An analysis of Francesca Woodman’s photographs, for example, is as much the story of Knausgaard’s changing encounters with the pictures as it is his attempt to understand them. What seems to surprise him most is how Woodman’s work can alter his understanding of other, seemingly unrelated artworks. Impressionist paintings are suddenly ‘dead’ in the face of photographs that now speak more urgently to him. He tries to understand why, but there aren’t clear-cut answers. Instead, we get a list of possibilities that all hinge on the momentary nature of interpretation itself: the playfulness of the pictures, their materiality, his own reaction to seeing the physical realities of the female body.
Only in the title essay does this method falter. Knausgaard takes aim at the various ‘cyclopes’ who’ve criticised him on the basis of the subject matter of his novels. The cyclopes are those who ‘don’t want to know about areas of reality that aren’t as they think they should be’, or commentators who ‘can’t handle ambiguity’. Knausgaard’s début work, Out of the World (1998), won the Norwegian Critics Prize for Literature, but its storyline – a teacher falling in love with a thirteen-year-old pupil – has, Knausgaard tells us, led to accusations of literary paedophilia. While it’s understandable that he wants to counter such views, his explanation of the genesis and writing of the work is out of sync with the rest of the collection, because it puts Knausgaard in the position of defending art rather than accepting the uncertainty of how it will be interpreted, an aspect he usually celebrates.

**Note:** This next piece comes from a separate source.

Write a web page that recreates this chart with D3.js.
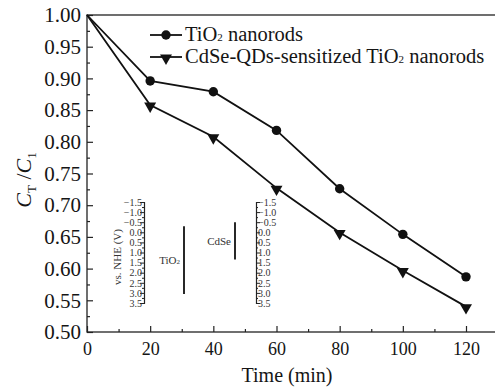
<!DOCTYPE html>
<html>
<head>
<meta charset="utf-8">
<script src="https://cdn.jsdelivr.net/npm/d3@7"></script>
<style>
  body { margin: 0; background: #fff; }
</style>
</head>
<body>
<svg id="chart" width="495" height="387"></svg>
<script>
// <----------------- data ----------------->
const times = [0, 20, 40, 60, 80, 100, 120];
const tio2 = [1.0, 0.896, 0.879, 0.818, 0.726, 0.654, 0.587];
const cdse = [1.0, 0.858, 0.808, 0.727, 0.657, 0.597, 0.54];
const yTicks = [0.5, 0.55, 0.6, 0.65, 0.7, 0.75, 0.8, 0.85, 0.9, 0.95, 1.0];
const xTicks = [0, 20, 40, 60, 80, 100, 120];

// inset: band edges vs NHE
const bandNames = ["TiO2", "CdSe"];
const bandTop = [-0.3, -0.5];
const bandBottom = [3.05, 1.35];
const insetTicks = [-1.5, -1.0, -0.5, 0.0, 0.5, 1.0, 1.5, 2.0, 2.5, 3.0, 3.5];

const serif = "'Liberation Serif', 'Times New Roman', Times, serif";
const ink = "#151515";
const svg = d3.select("#chart");
const mLeft = 87, mRight = 497, mTop = 15, mBottom = 332;

const x = d3.scaleLinear().domain([0, 120]).range([mLeft, 466]);
const y = d3.scaleLinear().domain([0.5, 1.0]).range([mBottom, mTop]);

// frame
svg.append("rect")
  .attr("x", mLeft).attr("y", mTop)
  .attr("width", mRight - mLeft).attr("height", mBottom - mTop)
  .attr("fill", "none").attr("stroke", "#222").attr("stroke-width", 1.3);

// y axis (ticks inward)
const yAxis = d3.axisRight(y).tickValues(yTicks).tickSize(6).tickFormat(d3.format(".2f"));
const yMinor = d3.axisRight(y).tickValues(d3.range(0.525, 1.0, 0.05)).tickSize(3).tickFormat("");
svg.append("g").attr("transform", `translate(${mLeft},0)`).call(yAxis)
  .call((g) => g.select(".domain").remove())
  .call((g) => g.selectAll("text").attr("x", -6).attr("text-anchor", "end")
    .style("font-size", "21px").attr("fill", ink));
svg.append("g").attr("transform", `translate(${mLeft},0)`).call(yMinor)
  .call((g) => g.select(".domain").remove());

// x axis (ticks inward)
const xAxis = d3.axisTop(x).tickValues(xTicks).tickSize(6);
const xMinor = d3.axisTop(x).tickValues(d3.range(10, 130, 20)).tickSize(3).tickFormat("");
svg.append("g").attr("transform", `translate(0,${mBottom})`).call(xAxis)
  .call((g) => g.select(".domain").remove())
  .call((g) => g.selectAll("text").attr("y", 23).attr("dy", 0)
    .style("font-size", "18px").attr("fill", ink));
svg.append("g").attr("transform", `translate(0,${mBottom})`).call(xMinor)
  .call((g) => g.select(".domain").remove());
svg.selectAll(".tick line").attr("stroke", "#222").attr("stroke-width", 1.2);

// axis titles
svg.append("text").attr("x", 287).attr("y", 382).attr("text-anchor", "middle")
  .style("font-size", "20px").attr("fill", ink).text("Time (min)");

const yl = svg.append("text").attr("transform", "translate(31,180) rotate(-90)")
  .attr("text-anchor", "middle").style("font-size", "22px").attr("fill", ink);
yl.append("tspan").style("font-style", "italic").text("C");
yl.append("tspan").attr("dy", 5).style("font-size", "13px").text("T");
yl.append("tspan").attr("dy", -5).text(" /");
yl.append("tspan").style("font-style", "italic").text("C");
yl.append("tspan").attr("dy", 5).style("font-size", "13px").text("1");

// series
const points = (vals) => times.map((t, i) => ({ t: t, v: vals[i] }));
const line = d3.line().x((d) => x(d.t)).y((d) => y(d.v));

svg.append("path").datum(points(tio2)).attr("d", line)
  .attr("fill", "none").attr("stroke", "#111").attr("stroke-width", 1.8);
svg.append("path").datum(points(cdse)).attr("d", line)
  .attr("fill", "none").attr("stroke", "#111").attr("stroke-width", 1.8);

svg.selectAll(".dot").data(points(tio2).slice(1)).join("circle")
  .attr("class", "dot")
  .attr("cx", (d) => x(d.t)).attr("cy", (d) => y(d.v)).attr("r", 4.7).attr("fill", "#111");

const tri = d3.symbol().type(d3.symbolTriangle).size(62);
svg.selectAll(".tri").data(points(cdse).slice(1)).join("path")
  .attr("class", "tri")
  .attr("d", tri)
  .attr("transform", (d) => `translate(${x(d.t)},${y(d.v) + 1}) rotate(180)`)
  .attr("fill", "#111");

// legend
const legend = svg.append("g");
const rows = [
  { y: 35, kind: "dot", label: "TiO", rest: " nanorods" },
  { y: 57, kind: "tri", label: "CdSe-QDs-sensitized TiO", rest: " nanorods" },
];
rows.forEach((r) => {
  legend.append("line").attr("x1", 150).attr("x2", 182).attr("y1", r.y).attr("y2", r.y)
    .attr("stroke", "#111").attr("stroke-width", 1.8);
  if (r.kind === "dot") {
    legend.append("circle").attr("cx", 166).attr("cy", r.y).attr("r", 4.7).attr("fill", "#111");
  } else {
    legend.append("path").attr("d", tri).attr("transform", `translate(166,${r.y + 1}) rotate(180)`)
      .attr("fill", "#111");
  }
  const t = legend.append("text").attr("x", 185).attr("y", r.y + 6)
    .style("font-size", "20.5px").attr("fill", ink);
  t.append("tspan").text(r.label);
  t.append("tspan").style("font-size", "11px").text("2");
  t.append("tspan").text(r.rest);
});

// <----------------- inset ----------------->
const iy = d3.scaleLinear().domain([-1.5, 3.5]).range([202, 303]);
const insetFont = "10px";
const inL = d3.axisLeft(iy).tickValues(insetTicks).tickSize(4).tickFormat(d3.format(".1f"));
const inLMinor = d3.axisLeft(iy).tickValues(d3.range(-1.25, 3.5, 0.5)).tickSize(2).tickFormat("");
const inR = d3.axisRight(iy).tickValues(insetTicks).tickSize(4).tickFormat(d3.format(".1f"));
const inRMinor = d3.axisRight(iy).tickValues(d3.range(-1.25, 3.5, 0.5)).tickSize(2).tickFormat("");

[[144, inL, inLMinor, -2], [256, inR, inRMinor, 2]].forEach(([px, ax, mn, tx]) => {
  svg.append("g").attr("transform", `translate(${px},0)`).call(ax)
    .call((g) => g.select(".domain").attr("stroke", "#222").attr("stroke-width", 1.2))
    .call((g) => g.selectAll(".tick line").attr("stroke", "#222"))
    .call((g) => g.selectAll("text").style("font-size", insetFont).attr("fill", "#333")
      .attr("x", tx));
  svg.append("g").attr("transform", `translate(${px},0)`).call(mn)
    .call((g) => g.select(".domain").remove())
    .call((g) => g.selectAll(".tick line").attr("stroke", "#222"));
});

svg.append("text").attr("transform", "translate(121,257) rotate(-90)")
  .attr("text-anchor", "middle").style("font-size", "11px").attr("fill", "#333")
  .text("vs. NHE (V)");

const bandX = [184, 235];
bandNames.forEach((name, i) => {
  svg.append("line").attr("x1", bandX[i]).attr("x2", bandX[i])
    .attr("y1", iy(bandTop[i])).attr("y2", iy(bandBottom[i]))
    .attr("stroke", "#111").attr("stroke-width", 1.8);
});
const lt = svg.append("text").attr("x", 180).attr("y", 264).attr("text-anchor", "end")
  .style("font-size", "11px").attr("fill", "#333");
lt.append("tspan").text("TiO");
lt.append("tspan").style("font-size", "7px").text("2");
svg.append("text").attr("x", 231).attr("y", 245).attr("text-anchor", "end")
  .style("font-size", "11px").attr("fill", "#333").text("CdSe");

// force the serif face everywhere (axes set sans-serif on their groups)
svg.selectAll("g").attr("font-family", null);
svg.selectAll("text").style("font-family", serif);
</script>
</body>
</html>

It is a relief when Knausgaard leaves off explaining and defending his writing and returns to searching for possible meanings in the work of others. The contingent nature of that approach lets readers back in – to make up their own minds. It frees Knausgaard to roam widely, from Dante to Kierkegaard to the medieval Icelandic sagas; from literature to painting and photography. Art, he insists, ‘is as much about searching as it is about creating’. Ultimately, the artfulness of this collection is that it, too, is searching, like a photograph or a watercolour or a novel that responds in immediate ways to the lives that we are living now. In this way, Knausgaard goes some way to suspending his own position of authority as a well-known writer and allows himself to learn.